The term "biomimicry" describes the models and methods harnessed by scientists to imitate natural elements, in order to solve complex problems. A team of Austrian researchers has figured out a way to tame messy, sticky nanofibers, by mimicking the surface nanostructure on spiders' hindleg.
With a diameter in the nanometer range, nanofibers can be made of different polymers such as collagen, cellulose, silk fibroin, and polysaccharides. Due to their unusual physical properties, nanofibers are the most sought-after materials for many advanced applications, including tissue engineering, drug delivery, battery construction, and functional textiles. But these marvelous materials are inherently sticky to any surface they touch, which presents a challenge for their production and processing.
Cribellate spiders, which include tens of thousands of spider species, are glue-affixing orb weavers.

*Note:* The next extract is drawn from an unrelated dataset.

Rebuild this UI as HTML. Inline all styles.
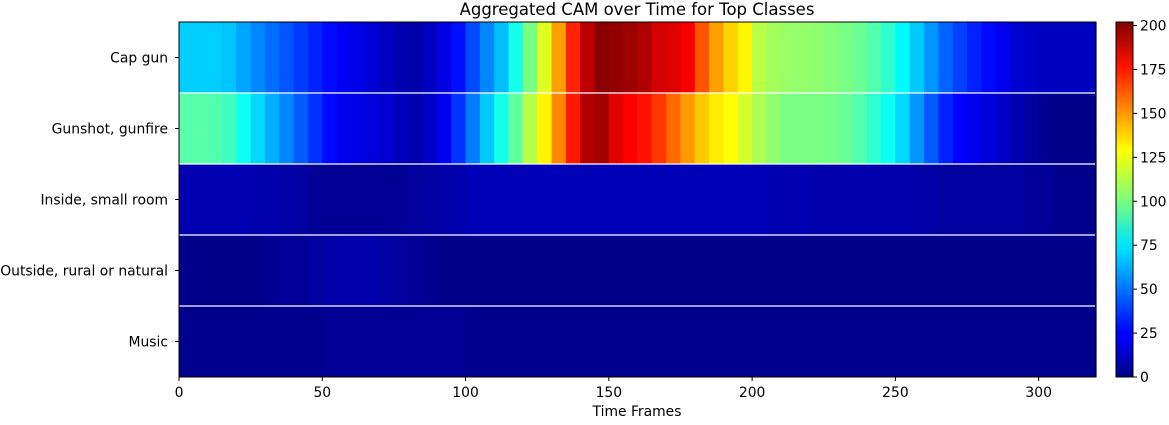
<!DOCTYPE html>
<html><head><meta charset="utf-8"><style>
body{margin:0;background:#fff;}
svg text{font-family:"DejaVu Sans","Liberation Sans",sans-serif;font-size:13.9px;fill:#000;}
</style></head><body>
<svg id="chart" width="1169" height="420" xmlns="http://www.w3.org/2000/svg">
<text x="637" y="15" text-anchor="middle" style="font-size:16.5px">Aggregated CAM over Time for Top Classes</text>
<g id="cells"></g>
<g id="seps"></g>
<rect x="179" y="22" width="917" height="355" fill="none" stroke="#000" stroke-width="1"/>
<g id="xaxis"></g>
<g id="yaxis"></g>
<text x="637" y="416" text-anchor="middle">Time Frames</text>
<defs><linearGradient id="jet" x1="0" y1="1" x2="0" y2="0">
<stop offset="0" stop-color="#000080"/><stop offset="0.11" stop-color="#0000ff"/><stop offset="0.125" stop-color="#0000ff"/>
<stop offset="0.36" stop-color="#00dfff"/><stop offset="0.375" stop-color="#00e5f8"/><stop offset="0.5" stop-color="#7dff7a"/>
<stop offset="0.64" stop-color="#ffff00"/><stop offset="0.875" stop-color="#ff1300"/><stop offset="1" stop-color="#800000"/>
</linearGradient></defs>
<rect x="1116" y="22" width="17" height="355" fill="url(#jet)" stroke="#000" stroke-width="1"/>
<g id="cbar"></g>
</svg>
<script>
const classes = ["Cap gun","Gunshot, gunfire","Inside, small room","Outside, rural or natural","Music"];
const frameStep = 5;
const capGun = [66,66,66,64,58,52,47,42,37,32,27,23,20,17,13,10,8,13,20,28,40,52,63,80,100,120,145,170,190,200,198,196,192,185,183,178,160,145,135,128,112,108,106,105,104,102,100,97,92,85,75,65,55,45,38,32,27,22,16,14,13,13,13,13];
const gunshot = [93,93,92,88,78,68,60,52,43,35,27,22,20,18,16,12,9,15,22,35,50,65,80,95,112,128,150,172,192,195,183,177,173,166,156,146,137,130,126,118,110,104,100,100,100,99,97,92,85,78,68,55,43,32,25,22,18,14,10,6,3,2,2,2];
const insideRoom = [10,10,10,10,10,9,9,8,7,4,4,4,4,4,4,4,6,7,8,9,11,11,11,11,11,11,11,11,11,11,11,11,11,11,11,11,11,11,11,11,11,10,10,10,9,9,9,9,9,9,9,8,8,6,6,6,6,6,6,5,5,3,3,3];
const outside = [2,2,2,2,2,2,4,5,5,6,8,9,9,9,7,6,5,3,2,2,2,2,2,2,2,2,2,2,2,2,2,2,2,2,2,2,2,2,2,2,2,2,2,2,2,2,2,2,2,2,2,2,2,2,2,2,2,2,2,2,2,2,2,2];
const music = [3,3,3,3,3,3,3,3,3,3,4,4,4,4,4,4,4,4,4,4,3,3,3,3,3,3,3,3,3,3,3,3,3,3,3,3,3,3,3,3,3,3,3,3,3,3,3,3,3,3,3,3,3,3,3,3,3,3,3,3,3,3,3,3];
const series = [capGun,gunshot,insideRoom,outside,music];
const xTicks = [0,50,100,150,200,250,300];
const cTicks = [0,25,50,75,100,125,150,175,200];
const nFrames = 320, vmax = 202;
const NS="http://www.w3.org/2000/svg";
const X0=179,X1=1096,Y0=22,Y1=377;
const xs = f => X0 + f/nFrames*(X1-X0);
const rowH = (Y1-Y0)/classes.length;
const cy = v => Y1 - v/vmax*(Y1-Y0);
function jet(v){const t=Math.max(0,Math.min(1,v/vmax));
 const c=x=>Math.round(255*Math.max(0,Math.min(1,x)));
 return `rgb(${c(1.5-Math.abs(4*t-3))},${c(1.5-Math.abs(4*t-2))},${c(1.5-Math.abs(4*t-1))})`;}
function mk(tag,attrs,parent){const e=document.createElementNS(NS,tag);for(const k in attrs)e.setAttribute(k,attrs[k]);parent.appendChild(e);return e;}
const cells=document.getElementById('cells');
series.forEach((s,r)=>{s.forEach((v,i)=>{
 const x=xs(i*frameStep), w=xs((i+1)*frameStep)-x;
 const e=mk('rect',{x:x,y:Y0+r*rowH,width:w+0.6,height:rowH,fill:jet(v)},cells);
 
 
});});
const seps=document.getElementById('seps');
for(let r=1;r<classes.length;r++){const y=Y0+r*rowH;
 const e=mk('line',{x1:X0,x2:X1-1,y1:y,y2:y,stroke:'#fff','stroke-width':1.2},seps);
 
 }
const xa=document.getElementById('xaxis');
xTicks.forEach(t=>{const x=xs(t);
 mk('line',{x1:x,x2:x,y1:Y1,y2:Y1+4,stroke:'#000'},xa);
 const e=mk('text',{x:x,y:Y1+20,'text-anchor':'middle'},xa);e.textContent=t;
 
 });
const ya=document.getElementById('yaxis');
classes.forEach((c,r)=>{const y=Y0+(r+0.5)*rowH;
 mk('line',{x1:X0-4,x2:X0,y1:y,y2:y,stroke:'#000'},ya);
 const e=mk('text',{x:X0-11,y:y+5,'text-anchor':'end'},ya);e.textContent=c;
 
 });
const cb=document.getElementById('cbar');
cTicks.forEach(t=>{const y=cy(t);
 mk('line',{x1:1133,x2:1137,y1:y,y2:y,stroke:'#000'},cb);
 const e=mk('text',{x:1140,y:y+5},cb);e.textContent=t;
 
 });
</script>
</body></html>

They can build complex funnel or tube webs for capturing prey. Thanks to a comb-like structure, the calamistrum, on their hindmost legs, these weavers can handle spider silk, a proteinous fiber, with ease.

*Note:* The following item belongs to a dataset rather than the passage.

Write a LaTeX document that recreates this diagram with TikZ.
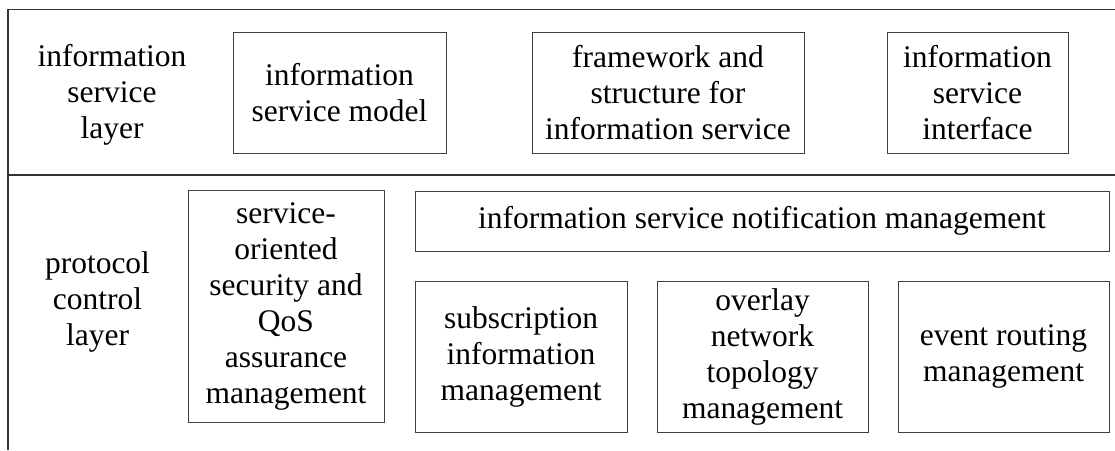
\documentclass[tikz,border=0pt]{standalone}
\usepackage{fontspec}
\setmainfont{Liberation Serif}
\begin{document}
\begin{tikzpicture}[x=1pt,y=-1pt,
  frame/.style={draw=black!80,line width=1.1pt},
  boxnode/.style={draw=black!75,line width=0.9pt,rectangle,inner sep=0pt,align=center,
    font=\fontsize{31.5}{36}\selectfont},
  labelnode/.style={inner sep=0pt,align=center,font=\fontsize{31.5}{36}\selectfont}]
\useasboundingbox (0,0) rectangle (1115,450);
% frame
\coordinate (tr) at (1115,9.5);
\coordinate (tl) at (8,9.5);
\coordinate (bl) at (8,450);
\coordinate (ml) at (8,175);
\coordinate (mr) at (1115,175);
\draw[frame] (tr) -- (tl) -- (bl);
\draw[frame] (ml) -- (mr);
% layer labels
\node[labelnode] (isl) at (112,95) {information\\service\\layer};
\node[labelnode] (pcl) at (97.5,302) {protocol\\control\\layer};
% information service layer boxes
\node[boxnode,minimum width=213pt,minimum height=121pt] (ism) at (339.5,92.5) {information\\service model};
\node[boxnode,minimum width=272pt,minimum height=121pt] (fsis) at (668,92.5) {framework and\\structure for\\information service};
\node[boxnode,minimum width=181pt,minimum height=121pt] (isi) at (977.5,92.5) {information\\service\\interface};
% protocol control layer boxes
\node[boxnode,minimum width=196pt,minimum height=232pt] (soq) at (286,306) {service-\\oriented\\security and\\QoS\\assurance\\management};
\node[boxnode,minimum width=694pt,minimum height=60pt] (isnm) at (762,221) {information service notification management};
\node[boxnode,minimum width=212pt,minimum height=151pt] (sim) at (521,356.5) {subscription\\information\\management};
\node[boxnode,minimum width=211pt,minimum height=151pt] (ontm) at (762.5,356.5) {overlay\\network\\topology\\management};
\node[boxnode,minimum width=211pt,minimum height=151pt] (erm) at (1003.5,356.5) {event routing\\management};
\end{tikzpicture}
\end{document}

In this study, the researchers placed the comb under a scanning electron microscope (SEM), and observed that its surface is covered with fingerprint-like nanoripples. They found that these nanostructures help prevent the nanofiber to be in close contact with the spider's leg and educing the adhesive van der Waals forces between the nanofibers and surface.
The Austrian team sculpted the nanoscale grooves onto a plastic foil with laser and then coated the foil with gold to reduce its Gold coating was performed to reduce electrostatic interaction. They then tested the anti-adhesive property of the sculpted foil against vs. normal foil. The biomimicry design allows the engineered surface to be much less sticky, behaving similarly to the spider's comb.
The researchers hoped that the technical surface they developed can be adapted to improve tools for handling nanofibrous materials.